** START Recorded information **

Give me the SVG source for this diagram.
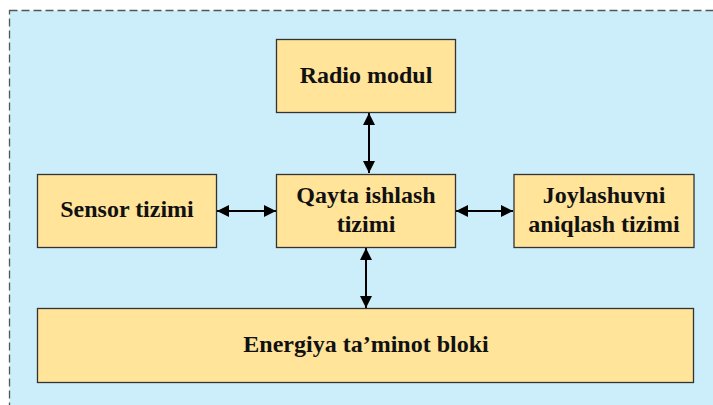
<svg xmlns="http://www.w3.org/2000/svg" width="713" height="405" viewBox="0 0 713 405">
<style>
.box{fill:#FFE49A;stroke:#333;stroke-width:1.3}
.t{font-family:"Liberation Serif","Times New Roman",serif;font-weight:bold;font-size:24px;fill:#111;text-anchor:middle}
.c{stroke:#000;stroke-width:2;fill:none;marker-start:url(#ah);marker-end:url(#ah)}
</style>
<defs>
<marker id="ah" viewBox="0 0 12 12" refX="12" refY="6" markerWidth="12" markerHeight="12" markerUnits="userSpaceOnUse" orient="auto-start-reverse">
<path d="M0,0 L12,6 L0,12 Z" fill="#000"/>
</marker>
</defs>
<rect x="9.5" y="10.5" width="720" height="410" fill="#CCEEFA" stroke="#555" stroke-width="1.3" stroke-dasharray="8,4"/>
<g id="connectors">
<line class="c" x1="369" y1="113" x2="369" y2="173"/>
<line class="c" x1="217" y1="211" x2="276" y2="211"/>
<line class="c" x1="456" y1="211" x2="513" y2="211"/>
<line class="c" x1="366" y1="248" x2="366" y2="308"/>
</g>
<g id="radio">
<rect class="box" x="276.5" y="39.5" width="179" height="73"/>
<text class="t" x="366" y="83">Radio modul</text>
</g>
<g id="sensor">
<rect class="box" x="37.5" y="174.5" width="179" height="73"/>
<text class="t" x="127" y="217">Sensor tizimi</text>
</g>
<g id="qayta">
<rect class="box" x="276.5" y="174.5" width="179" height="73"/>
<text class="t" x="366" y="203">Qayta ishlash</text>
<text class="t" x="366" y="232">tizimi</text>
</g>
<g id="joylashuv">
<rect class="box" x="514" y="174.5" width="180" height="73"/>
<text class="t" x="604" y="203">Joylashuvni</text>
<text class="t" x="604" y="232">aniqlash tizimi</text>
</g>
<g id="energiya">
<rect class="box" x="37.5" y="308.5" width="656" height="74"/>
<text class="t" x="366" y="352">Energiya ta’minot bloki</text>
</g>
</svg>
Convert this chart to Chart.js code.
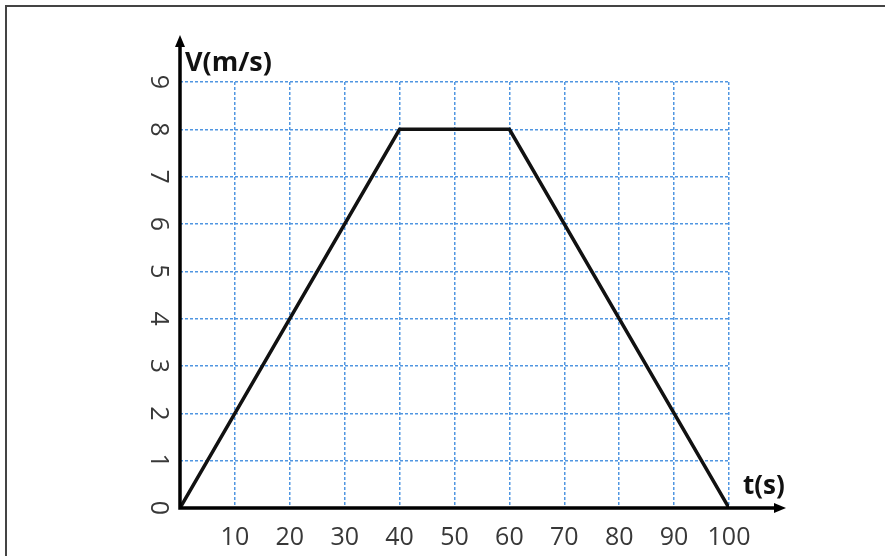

** END Recorded information **

## Short problem:
Strip out the images, then output the records above word for word.

## Response below:
Give me the SVG source for this diagram.
<svg xmlns="http://www.w3.org/2000/svg" width="713" height="405" viewBox="0 0 713 405">
<style>
.box{fill:#FFE49A;stroke:#333;stroke-width:1.3}
.t{font-family:"Liberation Serif","Times New Roman",serif;font-weight:bold;font-size:24px;fill:#111;text-anchor:middle}
.c{stroke:#000;stroke-width:2;fill:none;marker-start:url(#ah);marker-end:url(#ah)}
</style>
<defs>
<marker id="ah" viewBox="0 0 12 12" refX="12" refY="6" markerWidth="12" markerHeight="12" markerUnits="userSpaceOnUse" orient="auto-start-reverse">
<path d="M0,0 L12,6 L0,12 Z" fill="#000"/>
</marker>
</defs>
<rect x="9.5" y="10.5" width="720" height="410" fill="#CCEEFA" stroke="#555" stroke-width="1.3" stroke-dasharray="8,4"/>
<g id="connectors">
<line class="c" x1="369" y1="113" x2="369" y2="173"/>
<line class="c" x1="217" y1="211" x2="276" y2="211"/>
<line class="c" x1="456" y1="211" x2="513" y2="211"/>
<line class="c" x1="366" y1="248" x2="366" y2="308"/>
</g>
<g id="radio">
<rect class="box" x="276.5" y="39.5" width="179" height="73"/>
<text class="t" x="366" y="83">Radio modul</text>
</g>
<g id="sensor">
<rect class="box" x="37.5" y="174.5" width="179" height="73"/>
<text class="t" x="127" y="217">Sensor tizimi</text>
</g>
<g id="qayta">
<rect class="box" x="276.5" y="174.5" width="179" height="73"/>
<text class="t" x="366" y="203">Qayta ishlash</text>
<text class="t" x="366" y="232">tizimi</text>
</g>
<g id="joylashuv">
<rect class="box" x="514" y="174.5" width="180" height="73"/>
<text class="t" x="604" y="203">Joylashuvni</text>
<text class="t" x="604" y="232">aniqlash tizimi</text>
</g>
<g id="energiya">
<rect class="box" x="37.5" y="308.5" width="656" height="74"/>
<text class="t" x="366" y="352">Energiya ta’minot bloki</text>
</g>
</svg>
Convert this chart to Chart.js code.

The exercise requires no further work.